Under the Foreign Acquisitions and Takeovers Act, the Australian Government has the power to block proposals that are determined to be contrary to the national interest.
Foreign companies may apply for listing on the Australian Stock Exchange. To obtain and maintain a stock exchange listing, companies need to meet the prescribed requirements set out in the stock exchange listing rules, which include firm disclosure and reporting requirements. Foreign listed organisations may also qualify as a foreign exempt listing.
A foreign company conducting business in Australia, other than through an Australian subsidiary, must register with the Australian Securities and Investments Commission.
A foreign company wishing to apply for registration must:
- Ensure the company’s name is available. A name would be unavailable if it is currently registered by another company or business or is unacceptable under Corporations Regulations 2001 as it contains a restricted word or expression or suggests a connection to government.
- If a name is available it may be reserved for a period of two months while the company prepares the necessary registration documents.
- Complete and lodge the relevant application form and documents, including a certified copy of the company’s certificate of incorporation (or a document of similar effect) and constitution documentation.
- Have a registered office in Australia.
- Appoint a local agent to ensure it complies with its legislative requirements in Australia.
If the commission is satisfied with the application and supporting documentation and the statutory registration fee is paid, registration usually occurs within five business days of receipt of the application.
The commission will allocate an Australian Registered Body Number to the foreign company and issue a ‘Certificate of Registration’ evidencing its registration as a foreign company in Australia.
In terms of post-registration obligations, a registered foreign company is required to lodge its balance sheet and profit and loss and cash flow statements with the commission at least once every calendar year.
Registered foreign companies must also notify the commission of certain changes as they occur within prescribed time limits. This includes changes to the structure of the company itself, such as its name or constitution, or changes concerning its directors, local agent or office addresses.

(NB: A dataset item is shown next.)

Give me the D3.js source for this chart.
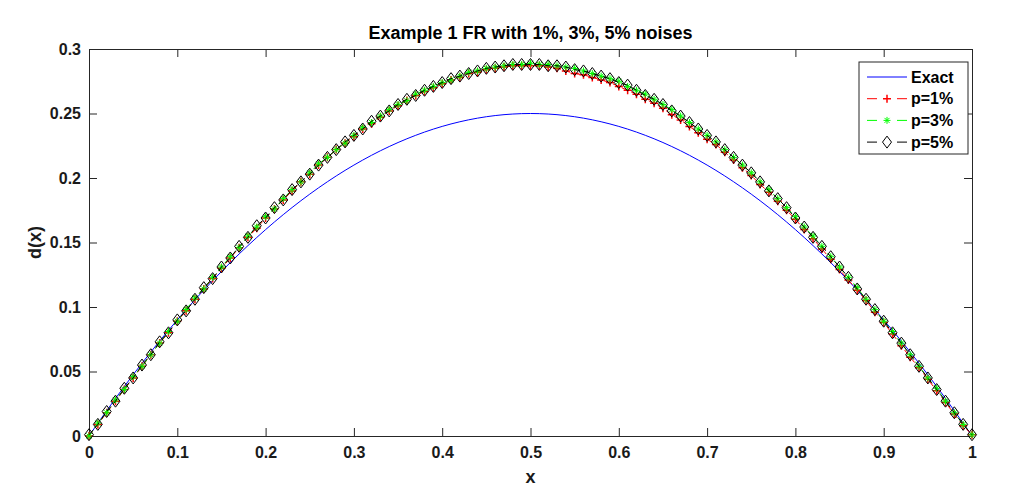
<!DOCTYPE html>
<html>
<head>
<meta charset="utf-8">
<script src="https://cdn.jsdelivr.net/npm/d3@7"></script>
<style>
  body { margin: 0; background: #fff; }
  text { font-family: Arial, "Liberation Sans", sans-serif; font-weight: bold; }
</style>
</head>
<body>
<svg id="chart" width="1009" height="489"></svg>
<script>
const xs = [0,0.01,0.02,0.03,0.04,0.05,0.06,0.07,0.08,0.09,0.1,0.11,0.12,0.13,0.14,0.15,0.16,0.17,0.18,0.19,
  0.2,0.21,0.22,0.23,0.24,0.25,0.26,0.27,0.28,0.29,0.3,0.31,0.32,0.33,0.34,0.35,0.36,0.37,0.38,0.39,
  0.4,0.41,0.42,0.43,0.44,0.45,0.46,0.47,0.48,0.49,0.5,0.51,0.52,0.53,0.54,0.55,0.56,0.57,0.58,0.59,
  0.6,0.61,0.62,0.63,0.64,0.65,0.66,0.67,0.68,0.69,0.7,0.71,0.72,0.73,0.74,0.75,0.76,0.77,0.78,0.79,
  0.8,0.81,0.82,0.83,0.84,0.85,0.86,0.87,0.88,0.89,0.9,0.91,0.92,0.93,0.94,0.95,0.96,0.97,0.98,0.99,1];

const exact = [0,.0099,.0196,.0291,.0384,.0475,.0564,.0651,.0736,.0819,.09,.0979,.1056,.1131,.1204,.1275,.1344,.1411,.1476,.1539,
  .16,.1659,.1716,.1771,.1824,.1875,.1924,.1971,.2016,.2059,.21,.2139,.2176,.2211,.2244,.2275,.2304,.2331,.2356,.2379,
  .24,.2419,.2436,.2451,.2464,.2475,.2484,.2491,.2496,.2499,.25,
  .2499,.2496,.2491,.2484,.2475,.2464,.2451,.2436,.2419,.24,.2379,.2356,.2331,.2304,.2275,.2244,.2211,.2176,.2139,.21,
  .2059,.2016,.1971,.1924,.1875,.1824,.1771,.1716,.1659,.16,.1539,.1476,.1411,.1344,.1275,.1204,.1131,.1056,.0979,.09,
  .0819,.0736,.0651,.0564,.0475,.0384,.0291,.0196,.0099,0];

const p1 = [0,.009,.018,.027,.036,.045,.054,.063,.072,.080,.089,.097,.106,.114,.122,.130,.138,.146,.154,.161,
  .169,.176,.183,.190,.197,.203,.210,.216,.222,.227,.232,.238,.242,.247,.252,.256,.260,.264,.267,.270,
  .273,.276,.278,.281,.282,.284,.285,.286,.287,.287,.287,
  .287,.286,.285,.283,.281,.280,.278,.276,.274,.271,.268,.265,.261,.258,.254,.249,.245,.240,.235,.230,
  .226,.220,.214,.208,.202,.195,.189,.182,.175,.168,.160,.153,.145,.137,.129,.121,.113,.105,.096,.088,
  .079,.070,.061,.053,.044,.035,.026,.017,.008,.001];

const p3 = [0,.010,.018,.028,.036,.046,.054,.063,.072,.081,.089,.098,.107,.114,.123,.131,.139,.146,.155,.162,
  .170,.176,.184,.191,.197,.204,.211,.216,.222,.227,.233,.239,.243,.248,.253,.257,.260,.265,.268,.271,
  .274,.276,.279,.282,.283,.285,.286,.287,.288,.288,.289,
  .288,.288,.287,.286,.285,.283,.281,.279,.277,.275,.271,.268,.265,.261,.257,.253,.248,.243,.238,.233,
  .228,.222,.216,.210,.204,.197,.191,.184,.177,.170,.162,.155,.147,.139,.131,.123,.115,.106,.098,.089,
  .081,.072,.063,.054,.045,.037,.027,.018,.009,.001];

const p5 = [.001,.009,.019,.027,.037,.045,.055,.063,.073,.080,.090,.097,.106,.115,.122,.131,.138,.147,.154,.163,
  .169,.177,.183,.191,.197,.203,.210,.216,.222,.228,.233,.238,.244,.248,.252,.257,.261,.264,.268,.271,
  .274,.277,.279,.281,.283,.285,.286,.287,.288,.288,.288,
  .288,.287,.287,.286,.284,.283,.281,.279,.277,.274,.272,.268,.264,.261,.257,.252,.248,.243,.238,.233,
  .228,.222,.216,.210,.204,.197,.190,.184,.177,.169,.162,.154,.147,.139,.131,.123,.114,.106,.098,.089,
  .080,.072,.063,.054,.045,.036,.027,.018,.009,.001];

const xTicks = [0,0.1,0.2,0.3,0.4,0.5,0.6,0.7,0.8,0.9,1];
const yTicks = [0,0.05,0.1,0.15,0.2,0.25,0.3];
const legendLabels = ["Exact", "p=1%", "p=3%", "p=5%"];

const margin = {left: 89, right: 37, top: 49, bottom: 53};
const width = 1009, height = 489;
const axisColor = "#262626";

const svg = d3.select("#chart");

const x = d3.scaleLinear().domain([0, 1]).range([margin.left, width - margin.right]);
const y = d3.scaleLinear().domain([0, 0.3]).range([height - margin.bottom, margin.top]);

const fmt = d => String(+d.toFixed(2));

// axes, matlab-style box with inner ticks
const gx = svg.append("g")
    .attr("transform", `translate(0,${y(0)})`)
    .call(d3.axisBottom(x).tickValues(xTicks).tickFormat(fmt).tickSizeInner(-8).tickSizeOuter(0).tickPadding(11));
const gxTop = svg.append("g")
    .attr("transform", `translate(0,${y(0.3)})`)
    .call(d3.axisTop(x).tickValues(xTicks).tickFormat("").tickSizeInner(-8).tickSizeOuter(0));
const gy = svg.append("g")
    .attr("transform", `translate(${x(0)},0)`)
    .call(d3.axisLeft(y).tickValues(yTicks).tickFormat(fmt).tickSizeInner(-8).tickSizeOuter(0).tickPadding(8));
const gyRight = svg.append("g")
    .attr("transform", `translate(${x(1)},0)`)
    .call(d3.axisRight(y).tickValues(yTicks).tickFormat("").tickSizeInner(-8).tickSizeOuter(0));

[gx, gxTop, gy, gyRight].forEach(g => {
  g.selectAll("path.domain").attr("stroke", axisColor);
  g.selectAll(".tick line").attr("stroke", axisColor);
  g.selectAll(".tick text")
    .attr("fill", "#1a1a1a")
    .style("font-size", "16px")
    .style("font-family", "Arial, 'Liberation Sans', sans-serif")
    .style("font-weight", "bold");
});

// curves
const line = d3.line()
    .x((d, i) => x(xs[i]))
    .y(d => y(d));

svg.append("path")
    .attr("d", line(exact))
    .attr("fill", "none")
    .attr("stroke", "#0000ff")
    .attr("stroke-width", 1);

const series = [
  {values: p1, color: "#ff0000", marker: "plus"},
  {values: p3, color: "#00ff00", marker: "star"},
  {values: p5, color: "#000000", marker: "diamond"}
];

function markerPath(type) {
  if (type === "plus") return "M-4,0H4M0,-4V4";
  if (type === "star") return "M-3.5,0H3.5M0,-3.5V3.5M-2.5,-2.5L2.5,2.5M-2.5,2.5L2.5,-2.5";
  return "M0,-6L4.5,0L0,6L-4.5,0Z";
}

series.forEach(s => {
  svg.append("path")
      .attr("d", line(s.values))
      .attr("fill", "none")
      .attr("stroke", s.color)
      .attr("stroke-width", 1)
      .attr("stroke-dasharray", "6,4");

  svg.append("g").selectAll("path")
    .data(s.values)
    .join("path")
      .attr("transform", (d, i) => `translate(${x(xs[i])},${y(d)})`)
      .attr("d", markerPath(s.marker))
      .attr("fill", "none")
      .attr("stroke", s.color)
      .attr("stroke-width", s.marker === "plus" ? 1.5 : 1);
});

// title and labels
svg.append("text")
    .attr("x", (x(0) + x(1)) / 2)
    .attr("y", 39)
    .attr("text-anchor", "middle")
    .attr("fill", "#000")
    .style("font-size", "18px")
    .text("Example 1 FR with 1%, 3%, 5% noises");

svg.append("text")
    .attr("x", (x(0) + x(1)) / 2)
    .attr("y", 483)
    .attr("text-anchor", "middle")
    .attr("fill", "#1a1a1a")
    .style("font-size", "18px")
    .text("x");

svg.append("text")
    .attr("transform", `translate(41,${(y(0) + y(0.3)) / 2}) rotate(-90)`)
    .attr("text-anchor", "middle")
    .attr("fill", "#1a1a1a")
    .style("font-size", "18px")
    .text("d(x)");

// legend
const legend = svg.append("g").attr("transform", "translate(859,62)");
legend.append("rect")
    .attr("width", 109)
    .attr("height", 92)
    .attr("fill", "#fff")
    .attr("stroke", axisColor)
    .attr("stroke-width", 1);

const legendItems = [
  {label: legendLabels[0], color: "#0000ff", marker: null},
  {label: legendLabels[1], color: "#ff0000", marker: "plus"},
  {label: legendLabels[2], color: "#00ff00", marker: "star"},
  {label: legendLabels[3], color: "#000000", marker: "diamond"}
];

legendItems.forEach((it, i) => {
  const ly = 15 + i * 21.7;
  const g = legend.append("g").attr("transform", `translate(0,${ly})`);
  if (!it.marker) {
    g.append("line").attr("x1", 8).attr("x2", 48).attr("stroke", it.color);
  } else {
    g.append("line").attr("x1", 8).attr("x2", 18).attr("stroke", it.color);
    g.append("line").attr("x1", 38).attr("x2", 48).attr("stroke", it.color);
    g.append("path")
        .attr("transform", "translate(28,0)")
        .attr("d", markerPath(it.marker))
        .attr("fill", "none")
        .attr("stroke", it.color)
        .attr("stroke-width", it.marker === "plus" ? 1.5 : 1);
  }
  g.append("text")
      .attr("x", 52)
      .attr("dy", "0.36em")
      .attr("fill", "#000")
      .style("font-size", "16px")
      .text(it.label);
});
</script>
</body>
</html>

Foreign investors may enter into joint venture agreements with Australian entities to carry out commercial activities thus avoiding the need to incorporate an Australian subsidiary or register as a foreign company. A joint venture is often used when the parties intend to simply undertake one venture rather than carry on a continuous business. Joint ventures are a popular structure for mining and manufacturing enterprises. The joint venture is governed by the terms of the joint venture agreement between the parties as well as common law (also known as case law) and contract law (exchange of promises between two or more parties).
Partnerships are a common arrangement, particularly in fields such as law and accounting. Partnerships are formally recognised legal relationships and are governed by state and territory laws consisting of mixtures of trust law (whereby property is managed by one party on behalf of another), agency law (when an agent is authorised to act on behalf of the principle) and contract law. Each partner is taxed separately on income received.
The two types of trading trusts available in Australia are discretionary trusts and unit trusts. Discretionary trusts are commonly used for family trust purposes and unit trusts, in particular public unit trusts, are designed for investment purposes. The structure of a unit trust resembles that of a company in that interest in the trust’s property is divided into units and the investors hold a number of units according to their investment. Trusts are typically governed by common law and contract law as well as industry-specific laws.
Content current at 16 December 2010.